22. An apparatus according to claim 21, further comprising: means
for extracting as training data a plurality of segments from each
of the target audio files; means for initializing HMM model
parameters for the target audio file with the training data by an
HMM initialization algorithm; means for training the initialized
model parameters to optimize the model parameters by an HMM
training algorithm; and means for establishing an audio modeling
database of the trained HMM model parameters.
23. An apparatus according to claim 19, wherein said means for
recognizing comprises: a database containing HMM models for each
respective target audio file, and means for determining the HMM in
the database for which probability of the observation vector being
obtained given the target audio file is maximal.
Description
FIELD OF THE INVENTION
[0001] The present invention relates to a method and apparatus for
automatically recognizing audio data, especially audio data
obtained from an audio file played by a general audio device and
subsequently recorded by a microphone, or an existing digital audio
segment.
BACKGROUND OF THE INVENTION
[0002] Nowadays, with the development of the Internet and digital
computing devices, digital audio data such as digital music is
widely used.
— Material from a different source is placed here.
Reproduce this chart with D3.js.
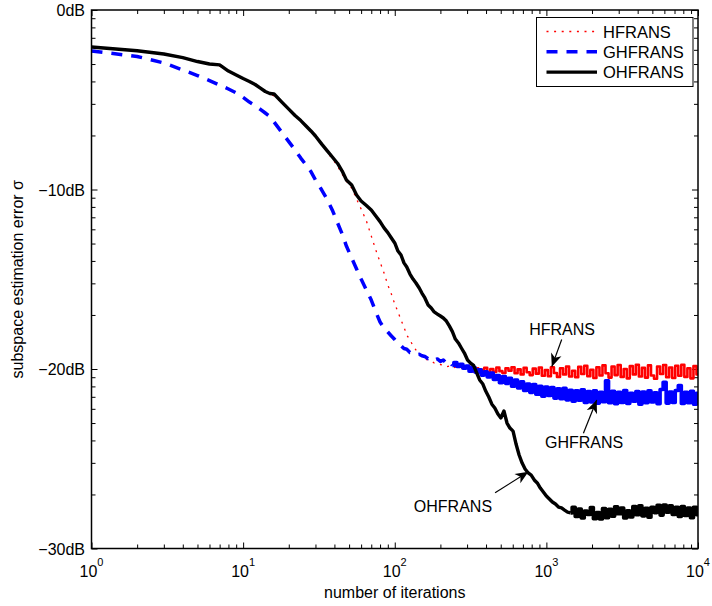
<!DOCTYPE html>
<html>
<head>
<meta charset="utf-8">
<script src="https://cdn.jsdelivr.net/npm/d3@7"></script>
<style>
  body { margin: 0; background: #fff; }
  svg { display: block; font-family: "Liberation Sans", Arial, Helvetica, sans-serif; }
</style>
</head>
<body>
<svg id="chart" width="712" height="606"></svg>
<script>
// Iteration grid shared by all three curves
const iterations = [
  1, 2, 3, 4, 5, 6, 7, 8, 9, 10, 11, 12, 13, 14, 15, 16, 18, 20, 22, 24, 26, 28, 30, 33, 36, 39, 42, 45, 48, 52, 56, 60, 65, 70, 75, 80, 85, 90, 95,
  100, 105, 110, 115, 120, 126, 132, 138, 145, 151, 158, 166, 174, 182, 191, 200, 209, 219, 229, 240, 251, 263, 275, 288, 302, 316, 331, 347, 363, 380,
  398, 417, 437, 457, 479, 501, 525, 550, 575, 603, 631, 661, 692, 724, 759, 794, 832, 871, 912, 955,
  1000, 1047, 1096, 1148, 1202, 1259, 1318, 1380, 1445, 1514, 1585, 1660, 1738, 1820, 1905, 1995, 2089, 2188, 2291, 2399,
  2512, 2630, 2754, 2884, 3020, 3162, 3311, 3467, 3631, 3802, 3981, 4169, 4365, 4571, 4786, 5012, 5248, 5495, 5754, 6026,
  6310, 6607, 6918, 7244, 7586, 7943, 8318, 8710, 9120, 9550, 10000
];

// Subspace estimation error in dB for each algorithm
const hfrans = [
  -2.06, -2.27, -2.45, -2.66, -2.88, -3.03, -3.12, -3.42, -3.64, -3.84, -4.00, -4.17, -4.37, -4.56, -4.70, -4.78, -5.16, -5.54, -5.90, -6.18,
  -6.48, -6.77, -7.06, -7.52, -7.94, -8.32, -8.70, -9.15, -9.53, -9.92, -10.53, -11.09, -11.75, -12.59, -13.37, -14.04, -14.65, -15.32, -15.82,
  -16.38, -16.82, -17.27, -17.66, -18.11, -18.38, -18.72, -18.94, -19.11, -19.28, -19.44, -19.50, -19.55, -19.67, -19.72, -19.75,
  -19.80, -19.88, -19.84, -19.95, -19.90, -20.00, -19.93, -20.05, -19.97,
  -20.02, -20.14, -19.96, -20.18, -20.04, -19.94, -20.20, -20.00, -20.16, -19.92,
  -20.12, -20.22, -19.96, -20.10, -19.90, -20.24, -20.02, -20.30, -19.94, -20.18,
  -20.34, -19.98, -20.26, -19.92, -20.38, -20.06, -20.40, -19.90, -20.22, -20.44,
  -19.96, -20.30, -19.86, -20.42, -20.10, -20.46, -19.88, -20.28, -19.82, -20.40,
  -20.04, -20.50, -19.90, -20.36, -19.80, -20.24, -20.48, -19.86, -20.34, -19.78,
  -20.44, -20.00, -20.52, -19.84, -20.30, -19.76, -20.42, -19.94, -20.48, -19.80,
  -20.36, -20.54, -19.86, -20.28, -19.78, -20.46, -19.92, -20.50, -19.82, -20.38,
  -19.76, -20.44, -19.96, -20.52, -19.84, -20.30
];

const ghfrans = [
  -2.28, -2.59, -2.95, -3.34, -3.65, -3.93, -4.18, -4.40, -4.62, -4.87, -5.13, -5.32, -5.54, -5.74, -5.93, -6.24, -6.82, -7.33, -7.80, -8.25,
  -8.64, -9.00, -9.47, -10.03, -10.58, -11.20, -11.87, -12.48, -13.15, -13.82, -14.43, -14.99, -15.60, -16.16, -16.82, -17.38, -17.72, -17.94, -18.16,
  -18.36, -18.58, -18.70, -18.86, -18.90, -19.08, -19.08, -19.20, -19.18, -19.26,
  -19.30, -19.42, -19.36, -19.50, -19.44, -19.58, -19.50, -19.68, -19.58,
  -19.80, -19.64, -19.86, -19.74, -19.96, -19.84, -20.12, -19.92, -20.18, -20.04,
  -20.34, -20.16, -20.44, -20.22, -20.58, -20.36, -20.76, -20.42, -20.80, -20.52,
  -20.96, -20.62, -21.06, -20.72, -21.20, -20.84, -21.30, -20.86, -21.40, -20.96,
  -21.52, -21.00, -21.48, -21.04, -21.62, -21.10, -21.66, -21.08, -21.72, -21.18,
  -21.80, -21.22, -21.74, -21.16, -21.86, -21.26, -21.84, -21.22, -21.90, -21.30,
  -21.82, -20.66, -21.88, -21.24, -21.94, -21.30, -21.86, -21.20, -21.92, -21.36,
  -21.80, -21.26, -21.96, -21.28, -21.88, -21.22, -21.84, -21.32, -21.94, -21.14,
  -20.74, -21.90, -21.28, -21.86, -21.20, -20.92, -21.92, -21.30, -21.88, -21.24,
  -21.96, -21.36
];

const ohfrans = [
  -2.06, -2.27, -2.45, -2.65, -2.87, -3.01, -3.06, -3.40, -3.62, -3.82, -3.98, -4.15, -4.35, -4.54, -4.65, -4.68, -5.13, -5.52, -5.88, -6.16,
  -6.46, -6.74, -7.02, -7.47, -7.86, -8.22, -8.55, -8.97, -9.47, -9.75, -10.31, -10.64, -10.89, -11.14, -11.48, -11.79, -12.14, -12.40, -12.70,
  -12.98, -13.43, -13.65, -14.09, -14.32, -14.71, -14.99, -15.21, -15.49, -15.77, -16.04, -16.43, -16.60, -16.82, -16.94, -17.05, -17.16, -17.33, -17.60, -17.92,
  -18.33, -18.55, -18.83, -19.11, -19.50, -19.67, -19.80, -20.22, -20.61, -20.82, -21.23, -21.56, -21.96, -22.17, -22.51, -22.73, -22.34, -23.01, -23.29, -23.46,
  -24.18, -24.79, -25.24, -25.57, -25.79, -25.91, -26.18, -26.35, -26.63, -26.85, -27.08, -27.24, -27.41, -27.52, -27.69, -27.74, -27.86, -27.97, -28.02,
  -27.70, -28.22, -27.80, -28.30, -27.92, -28.10, -27.72, -28.34, -28.00, -28.36,
  -27.78, -28.28, -27.82, -28.20, -27.68, -28.06, -27.74, -28.30, -27.90, -28.24,
  -27.66, -28.12, -27.62, -28.18, -27.76, -28.26, -27.70, -28.00, -27.60, -28.14,
  -27.58, -27.98, -27.62, -28.10, -27.70, -28.22, -27.66, -28.16, -27.74, -28.28,
  -27.70, -28.12
];

const seriesNames = ["HFRANS", "GHFRANS", "OHFRANS"];
// iteration from which each curve settles into its noisy steady-state band
const steadyFrom = [316, 240, 1445];
const xMajorTicks = [1, 10, 100, 1000, 10000];
const xExponents = ["0", "1", "2", "3", "4"];
const yMajorTicks = [0, -10, -20, -30];
const yTickLabels = ["0dB", "\u221210dB", "\u221220dB", "\u221230dB"];

// Callouts: text anchor, arrow tail and arrow tip in (iterations, dB)
const callouts = [
  { label: "HFRANS",  text: [1270, -18.11], from: [1262, -18.36], to: [1086, -19.87] },
  { label: "GHFRANS", text: [1773, -24.40], from: [1755, -23.58], to: [2148, -21.73] },
  { label: "OHFRANS", text: [242, -27.97],  from: [459, -26.90],  to: [761, -25.72] }
];

// ---- drawing ----
const svg = d3.select("#chart");
const pLeft = 91.5, pRight = 698, pTop = 10, pBottom = 548.5;
const x = d3.scaleLog().domain([1, 10000]).range([pLeft, pRight]);
const y = d3.scaleLinear().domain([-30, 0]).range([pBottom, pTop]);

const styles = {
  HFRANS:  { color: "#ff0000", width: 1.3, bandWidth: 2.6, dash: "2,5.6" },
  GHFRANS: { color: "#0000ff", width: 3.5, bandWidth: 3.6, dash: "11,9" },
  OHFRANS: { color: "#000000", width: 3.4, bandWidth: 3.6, dash: null }
};
const seriesData = { HFRANS: hfrans, GHFRANS: ghfrans, OHFRANS: ohfrans };

svg.append("defs").append("clipPath").attr("id", "plotClip")
  .append("rect").attr("x", pLeft).attr("y", pTop).attr("width", pRight - pLeft).attr("height", pBottom - pTop);

// minor tick values
const xMinor = [];
xMajorTicks.slice(0, -1).forEach(d => { for (let m = 2; m <= 9; m++) xMinor.push(d * m); });
const yMinor = [];
yMajorTicks.slice(0, -1).forEach(d => { for (let m = 2; m <= 9; m++) yMinor.push(d + 10 * Math.log10(m / 10)); });

const axisG = svg.append("g").attr("class", "axes");
function styleAxis(g) {
  g.select(".domain").remove();
  g.selectAll(".tick line").attr("stroke", "#000").attr("stroke-width", 1);
  g.selectAll(".tick text").remove();
}
axisG.append("g").attr("transform", `translate(0,${pBottom})`)
  .call(d3.axisBottom(x).tickValues(xMajorTicks).tickSizeInner(-6).tickSizeOuter(0)).call(styleAxis);
axisG.append("g").attr("transform", `translate(0,${pBottom})`)
  .call(d3.axisBottom(x).tickValues(xMinor).tickSizeInner(-4).tickSizeOuter(0)).call(styleAxis);
axisG.append("g").attr("transform", `translate(0,${pTop})`)
  .call(d3.axisTop(x).tickValues(xMajorTicks).tickSizeInner(-6).tickSizeOuter(0)).call(styleAxis);
axisG.append("g").attr("transform", `translate(0,${pTop})`)
  .call(d3.axisTop(x).tickValues(xMinor).tickSizeInner(-4).tickSizeOuter(0)).call(styleAxis);
axisG.append("g").attr("transform", `translate(${pLeft},0)`)
  .call(d3.axisLeft(y).tickValues(yMajorTicks).tickSizeInner(-6).tickSizeOuter(0)).call(styleAxis);
axisG.append("g").attr("transform", `translate(${pLeft},0)`)
  .call(d3.axisLeft(y).tickValues(yMinor).tickSizeInner(-4).tickSizeOuter(0)).call(styleAxis);
axisG.append("g").attr("transform", `translate(${pRight},0)`)
  .call(d3.axisRight(y).tickValues(yMajorTicks).tickSizeInner(-6).tickSizeOuter(0)).call(styleAxis);
axisG.append("g").attr("transform", `translate(${pRight},0)`)
  .call(d3.axisRight(y).tickValues(yMinor).tickSizeInner(-4).tickSizeOuter(0)).call(styleAxis);

// curves: transient part with the series' line style, steady-state noise as a dense band
const transientLine = d3.line().x(d => x(d[0])).y(d => y(d[1]));
const bandLine = d3.line().x(d => x(d[0])).y(d => y(d[1])).curve(d3.curveStep);
const plotG = svg.append("g").attr("clip-path", "url(#plotClip)");
seriesNames.forEach((name, k) => {
  const s = styles[name];
  const pts = seriesData[name].map((v, i) => [iterations[i], v]);
  const early = pts.filter(p => p[0] <= steadyFrom[k]);
  const late = pts.filter(p => p[0] >= steadyFrom[k]);
  const g = plotG.append("g");
  g.append("path").datum(early).attr("d", transientLine)
    .attr("fill", "none").attr("stroke", s.color).attr("stroke-width", s.width)
    .attr("stroke-linejoin", "round").attr("stroke-dasharray", s.dash);
  g.append("path").datum(late).attr("d", bandLine)
    .attr("fill", "none").attr("stroke", s.color).attr("stroke-width", s.bandWidth)
    .attr("stroke-linejoin", "round");
});

// frame
svg.append("rect").attr("x", pLeft).attr("y", pTop).attr("width", pRight - pLeft).attr("height", pBottom - pTop)
  .attr("fill", "none").attr("stroke", "#000").attr("stroke-width", 1.5);

// tick labels
const xl = svg.append("g").attr("font-size", 16).attr("fill", "#000");
xMajorTicks.forEach((d, i) => {
  const t = xl.append("text").attr("x", x(d)).attr("y", 577).attr("text-anchor", "middle");
  t.append("tspan").text("10");
  t.append("tspan").attr("font-size", 11).attr("dy", -11).text(xExponents[i]);
});
yMajorTicks.forEach((d, i) => {
  svg.append("text").attr("x", 85).attr("y", y(d) + 6).attr("text-anchor", "end")
    .attr("font-size", 16).text(yTickLabels[i]);
});

// axis titles
svg.append("text").attr("x", (pLeft + pRight) / 2).attr("y", 598).attr("text-anchor", "middle")
  .attr("font-size", 16).text("number of iterations");
svg.append("text").attr("transform", `translate(23,${(pTop + pBottom) / 2}) rotate(-90)`)
  .attr("text-anchor", "middle").attr("font-size", 16).text("subspace estimation error \u03c3");

// callouts with arrows
function arrowHead(x0, y0, x1, y1, len, half) {
  const a = Math.atan2(y1 - y0, x1 - x0);
  const c = Math.cos(a), s = Math.sin(a);
  const pt = (u, v) => [x1 + u * c - v * s, y1 + u * s + v * c];
  const p = [pt(0, 0), pt(-len, half), pt(-len * 0.72, 0), pt(-len, -half)];
  return "M" + p.map(q => q.join(",")).join("L") + "Z";
}
const cg = svg.append("g");
callouts.forEach(c => {
  const x0 = x(c.from[0]), y0 = y(c.from[1]), x1 = x(c.to[0]), y1 = y(c.to[1]);
  cg.append("line").attr("x1", x0).attr("y1", y0).attr("x2", x1).attr("y2", y1)
    .attr("stroke", "#000").attr("stroke-width", 1.2);
  cg.append("path").attr("d", arrowHead(x0, y0, x1, y1, 13, 5.5)).attr("fill", "#000");
  cg.append("text").attr("x", x(c.text[0])).attr("y", y(c.text[1])).attr("text-anchor", "middle")
    .attr("font-size", 16).text(c.label);
});

// legend
const lg = svg.append("g");
lg.append("rect").attr("x", 536.5).attr("y", 17.5).attr("width", 156.5).attr("height", 69)
  .attr("fill", "#fff").attr("stroke", "#000").attr("stroke-width", 1);
seriesNames.forEach((name, i) => {
  const s = styles[name];
  const cy = 31.5 + i * 20.3;
  lg.append("line").attr("x1", 546.5).attr("x2", 597).attr("y1", cy).attr("y2", cy)
    .attr("stroke", s.color).attr("stroke-width", s.width).attr("stroke-dasharray", s.dash);
  lg.append("text").attr("x", 603).attr("y", cy + 6).attr("font-size", 16.5).text(name);
});
</script>
</body>
</html>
Thousands of audio files have been recorded and
transmitted through the digital world. This means that a user who
wishes to search for a particular one of a large number of audio
files will have great difficulty doing so simply by listening.
There exists a great demand to develop an automatic audio
recognition system that can automatically recognize audio data. An
automatic audio recognition (AAR) system should be able to
recognize an audio file by recording a short period of the audio
file in a noisy environment. A typical application of this AAR
system could be an automatic music identification system. By this
AAR system, a recorded music segment or an existing digital music
segment can be recognized for further application.
[0003] There already exist some systems in the prior art that can
analyze and recognize audio data based on the audio features of the
data. An example of such a system is disclosed by U.S. Pat. No.
5,918,223, entitled "Method and article of manufacture for
content-based analysis, storage, retrieval and segmentation of
audio information", Thomas L. Blum et al. This system mainly
depends on extracting many audio features of the audio data, such
as amplitude, peak, pitch, brightness, bandwidth, MFCC (mel
frequency cepstrum coefficients). These audio features are
extracted from the audio data frame by frame. Then, a decision tree
is used to classify and recognize the audio data.
[0004] One problem with such a system is that it requires the
extraction of many features such as amplitude, peak, pitch,
brightness, bandwidth, MFCC and their first derivatives from the
selected audio data, and this is a complex, time-consuming
calculation. For example, the main purpose of the MFCC is to mimic
the function of the human ears. The process of deriving MFCC can be
divided into 6 steps shown in FIG. 4(a), which are: 1)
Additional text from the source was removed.